**BRIEF**
Skip the pictures. Reproduce all other material exactly.

**SUPPLIED MATERIAL**
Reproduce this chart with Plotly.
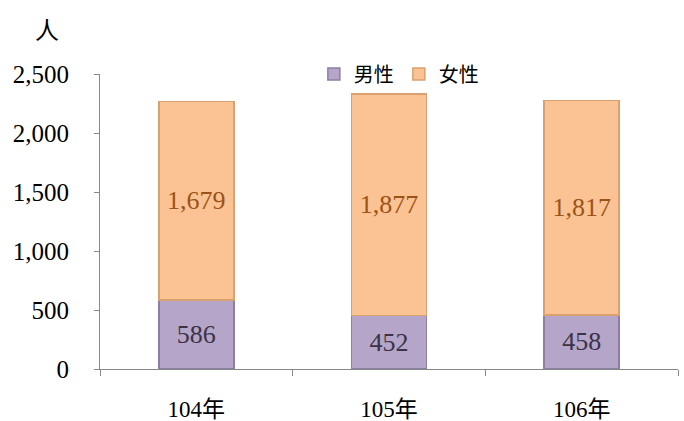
import plotly.graph_objects as go

categories = ["104年", "105年", "106年"]
male = [586, 452, 458]
female = [1679, 1877, 1817]
male_labels = ["586", "452", "458"]
female_labels = ["1,679", "1,877", "1,817"]

serif = "Liberation Serif, Times New Roman, Noto Sans CJK TC, serif"

fig = go.Figure()
fig.add_trace(go.Bar(
    x=categories, y=male, name="男性",
    marker=dict(color="#b4a5c9", line=dict(color="#8d7fa3", width=1.5)),
    text=male_labels, textposition="inside", insidetextanchor="middle",
    textfont=dict(family=serif, size=26, color="#3b3346"),
    width=0.39,
))
fig.add_trace(go.Bar(
    x=categories, y=female, name="女性",
    marker=dict(color="#fbc393", line=dict(color="#d9a070", width=1.5)),
    text=female_labels, textposition="inside", insidetextanchor="middle",
    textfont=dict(family=serif, size=26, color="#9c5318"),
    width=0.39,
))

fig.update_layout(
    barmode="stack",
    width=684, height=421,
    margin=dict(l=100, r=6, t=74, b=52, autoexpand=False),
    paper_bgcolor="white", plot_bgcolor="white",
    font=dict(family=serif, size=20, color="black"),
    showlegend=True,
    legend=dict(
        orientation="h", x=0.37, xanchor="left", y=1.0, yanchor="middle",
        font=dict(family="Noto Sans CJK TC, serif", size=20, color="black"),
        bgcolor="rgba(0,0,0,0)", itemwidth=30, traceorder="normal",
    ),
    uniformtext=dict(minsize=10, mode="show"),
    annotations=[dict(
        text="人", xref="paper", yref="paper", showarrow=False,
        x=(47 - 100) / 578, y=(369 - 28) / 295, xanchor="center", yanchor="middle",
        font=dict(family="Noto Sans CJK TC, serif", size=24, color="black"),
    )],
)

fig.update_yaxes(
    range=[0, 2500], tickvals=[0, 500, 1000, 1500, 2000, 2500],
    ticktext=["0", "500", "1,000", "1,500", "2,000", "2,500"],
    showgrid=False, zeroline=False, automargin=False,
    showline=True, linecolor="#888888", linewidth=1,
    ticks="outside", ticklen=5, tickcolor="#888888",
    tickfont=dict(family=serif, size=25, color="black"),
    ticklabelstandoff=20,
)
fig.update_xaxes(
    showgrid=False, showline=True, linecolor="#888888", linewidth=1, automargin=False,
    ticks="outside", ticklen=6, tickcolor="#888888", tickson="boundaries",
    tickfont=dict(family="Liberation Serif, Noto Sans CJK TC, serif", size=23, color="black"),
    ticklabelstandoff=19,
)

fig.write_html(
    "out.html",
    config={"displayModeBar": False},
    post_script="document.body.style.margin='0px';document.body.style.overflow='hidden';",
)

**ANSWER TO THIS EXERCISE**
Reproduce this chart with Plotly.
import plotly.graph_objects as go

categories = ["104年", "105年", "106年"]
male = [586, 452, 458]
female = [1679, 1877, 1817]
male_labels = ["586", "452", "458"]
female_labels = ["1,679", "1,877", "1,817"]

serif = "Liberation Serif, Times New Roman, Noto Sans CJK TC, serif"

fig = go.Figure()
fig.add_trace(go.Bar(
    x=categories, y=male, name="男性",
    marker=dict(color="#b4a5c9", line=dict(color="#8d7fa3", width=1.5)),
    text=male_labels, textposition="inside", insidetextanchor="middle",
    textfont=dict(family=serif, size=26, color="#3b3346"),
    width=0.39,
))
fig.add_trace(go.Bar(
    x=categories, y=female, name="女性",
    marker=dict(color="#fbc393", line=dict(color="#d9a070", width=1.5)),
    text=female_labels, textposition="inside", insidetextanchor="middle",
    textfont=dict(family=serif, size=26, color="#9c5318"),
    width=0.39,
))

fig.update_layout(
    barmode="stack",
    width=684, height=421,
    margin=dict(l=100, r=6, t=74, b=52, autoexpand=False),
    paper_bgcolor="white", plot_bgcolor="white",
    font=dict(family=serif, size=20, color="black"),
    showlegend=True,
    legend=dict(
        orientation="h", x=0.37, xanchor="left", y=1.0, yanchor="middle",
        font=dict(family="Noto Sans CJK TC, serif", size=20, color="black"),
        bgcolor="rgba(0,0,0,0)", itemwidth=30, traceorder="normal",
    ),
    uniformtext=dict(minsize=10, mode="show"),
    annotations=[dict(
        text="人", xref="paper", yref="paper", showarrow=False,
        x=(47 - 100) / 578, y=(369 - 28) / 295, xanchor="center", yanchor="middle",
        font=dict(family="Noto Sans CJK TC, serif", size=24, color="black"),
    )],
)

fig.update_yaxes(
    range=[0, 2500], tickvals=[0, 500, 1000, 1500, 2000, 2500],
    ticktext=["0", "500", "1,000", "1,500", "2,000", "2,500"],
    showgrid=False, zeroline=False, automargin=False,
    showline=True, linecolor="#888888", linewidth=1,
    ticks="outside", ticklen=5, tickcolor="#888888",
    tickfont=dict(family=serif, size=25, color="black"),
    ticklabelstandoff=20,
)
fig.update_xaxes(
    showgrid=False, showline=True, linecolor="#888888", linewidth=1, automargin=False,
    ticks="outside", ticklen=6, tickcolor="#888888", tickson="boundaries",
    tickfont=dict(family="Liberation Serif, Noto Sans CJK TC, serif", size=23, color="black"),
    ticklabelstandoff=19,
)

fig.write_html(
    "out.html",
    config={"displayModeBar": False},
    post_script="document.body.style.margin='0px';document.body.style.overflow='hidden';",
)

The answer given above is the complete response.